Поговорили еще о том, о другом. Потом доктор проводил Михаила Александровича до дому, и как-то так получилось, что они с тех пор даже вроде «сдружились». Но когда, уже в Берлине, ассистируя Максу Рейнхардту в другой его постановке, доктор S. начал проявлять власть над старым седым актером, игравшим лакея, Чехов устроил ему скандал тут же на сцене.

На том «дружба» их кончилась.

Макс Рейнхардт

Новый метр Чехова был знаменит и, что называется, знал себе цену. Бегло излагая историю театра новых времен, он вполне серьезно, без улыбки сказал однажды Михаилу Чехову:

— Был Икс. Петом пришел Игрек. Его сменил Зет. Потом пришел Я.

Постановки свои он продумывал в одиночестве, у себя в кабинете. Записывал мизансцены, общий план постановки, детали игры. По его указаниям доктора-ассистенты вели подготовительную работу с актерами. Затем появлялся сам профессор (всегда поздно, почти к концу репетиции). Доктора-ассистенты отходили на задний план, а актеры, хотя и утомленные, бодрились и работали еще много часов. Правда, это не мешало некоторым из них, в особенности пожилым и почтенным, в каждую «свободную» минуту решать кроссворды и читать газеты, которыми были набиты их карманы. Но все же общая атмосфера репетиции поднималась. Рейнхардт обычно говорил мало, но актеры сами вычитывали в его выразительном (и всегда чуть смеющемся) взгляде либо похвалу, либо осуждение себе.

Наблюдая за ним, Михаил Чехов заметил: профессор не только смотрел на актеров и слушал их. Он непрестанно играл и говорил за них внутренне. Актеры чувствовали это и старались угадать, чего хочет герр профессор от них. Это возбуждало их актерское честолюбие, желание достигнуть того, что могло бы удовлетворить Рейнхардта. Они делали внутренние усилия, и роли их подчас быстро росли. Так молча режиссировал Рейнхардт одним своим присутствием, одним своим взглядом и порой достигал больших результатов.

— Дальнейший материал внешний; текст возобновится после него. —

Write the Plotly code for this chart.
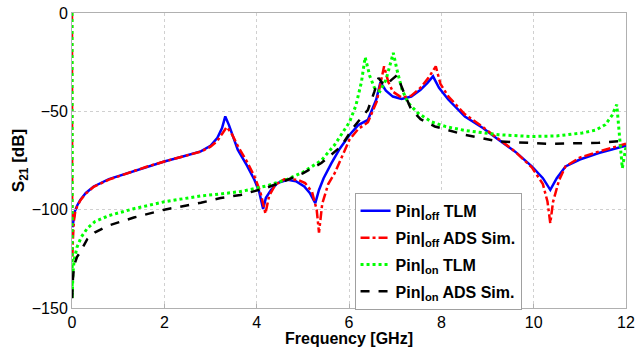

Чехов поражался интуиции Макса Рейнхардта, его богатой фантазии и театральной выдумке. Профессор умел, если нужно, блестяще сыграть перед актером его роль, проговорить его текст. Он увлекал своих подопечных умением каждое произнесенное им слово наполнить особой выразительностью. Умел придавать своей речи упругость и пластичность, пользоваться словами то как живописец красками, то как музыкант звуками, сочетая их в мелодии. Это было всегда ярко, разнообразно, талантливо.

Но передать силу своего таланта нельзя, можно передать только школу. А школы Макс Рейнхардт не создал. Дать актеру объективные знания сценических законов, снабдить его техническими средствами для решения художественной задачи, как это сделал Станиславский, Рейнхардт не смог.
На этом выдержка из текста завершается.